RR 87-90

Conversion Without Marriage

May we convert, without consent of parents, a fifteen year-old Christian girl who is voluntarily attending the congregation’s Sunday school? (From Rabbi Meyer Heller, San Francisco, California)

You raise a difficult and painful question. Much of whatever answer we can give depends rather on judgment than on Halacha. Theoretically, of course, any conversion is permitted, especially a conversion that has not to do with marriage. According to the Talmudic law, conversions for the purpose of marriage are specifically considered untrustworthy but, as far as that is concerned, at the Central Conference of American Rabbis, after the Report on Mixed Marriage and Intermarriage was adopted, it was decided definitely that we do not deprecate such conversions as are made for the purpose of marriage, since the desire to establish a harmonious household would help, rather than hinder, the sincerity of the conversion. But strictly speaking, such a conversion as the one you describe would be more in harmony with Talmudic law than those premarriage conversions which we make frequently.

Also, I presume we must consider this girl who is fifteen as beyond the religious age of consent or religious responsibility, which is thirteen for boys and twelve for girls. This applies to Jewish children. I presume we may assume that these maturity stages apply also to Gentiles in Jewish law. So much for the law. But from our modern point of view the situation is much more difficult. The old law was dubious as to the validity or actuality of family religions among non-Jews (pagans) in those days. Therefore they would question whether a proselyte could marry someone closely related to him by marriage in his preproselyte stage. They later prohibited it on practical grounds, but only on practical grounds. But the Gentiles in our environment are not idolaters and we respect their family status, and, especially nowadays, we must consider that this is a child of Christian parents. They may not object today to our converting their child away from their religion, but may bitterly object tomorrow, and we must be considerately cognizant of their rights as parents. The Christian family, as a family, should not be broken up in this way.

There is a wider aspect to the problem. We Jews have suffered greatly from the snatching away of Jewish children and the breaking of our family bonds by the church.
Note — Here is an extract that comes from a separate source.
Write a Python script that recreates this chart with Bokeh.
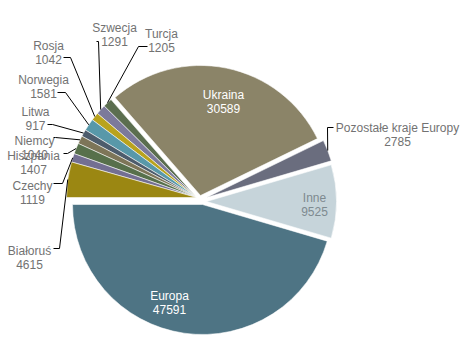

We stood on firm, human, moral grounds. We cut the ground from under us if we now do the same thing.

Furthermore, while there are references, chiefly in the New Testament, that Jews once engaged in an active conversionist effort, all we can really learn from the Hellenistic period in Jewish history is that they tried to influence the pagans, but not that they tried actually to convert them. But whatever it was that occurred in those ancient days, for centuries we avoided conversion and missionizing. This was based upon our respect for the Christian religion. They were “children of Noah,” righteous, observing the seven commandments of decency, and “had their portion in the world to come.” Would that Christianity had respected and would still respect, in its canon law, the status of Judaism as we, in actual Jewish law, respect the status of Christianity. When we start converting, we are destroying a moral decency which we have maintained.

When we convert in preparation for marriage, our fellow citizens understand it. They know we hesitate even then and they know also that our motive is to establish a harmonious home. But just to convert a Christian to Judaism, as Christians try to convert Jews to Christianity, violates the type of respect which we hope will someday be given our faith by the faiths we respect.

All this is based rather on the spirit of Jewish tradition than on its actual letter. The girl in this case may attend any of our classes. (See Reform Jewish Practice, II, 72 ff. on the right of Christians to attend our religious schools.) But I urge you to discourage her strongly and, if possible, not to convert her.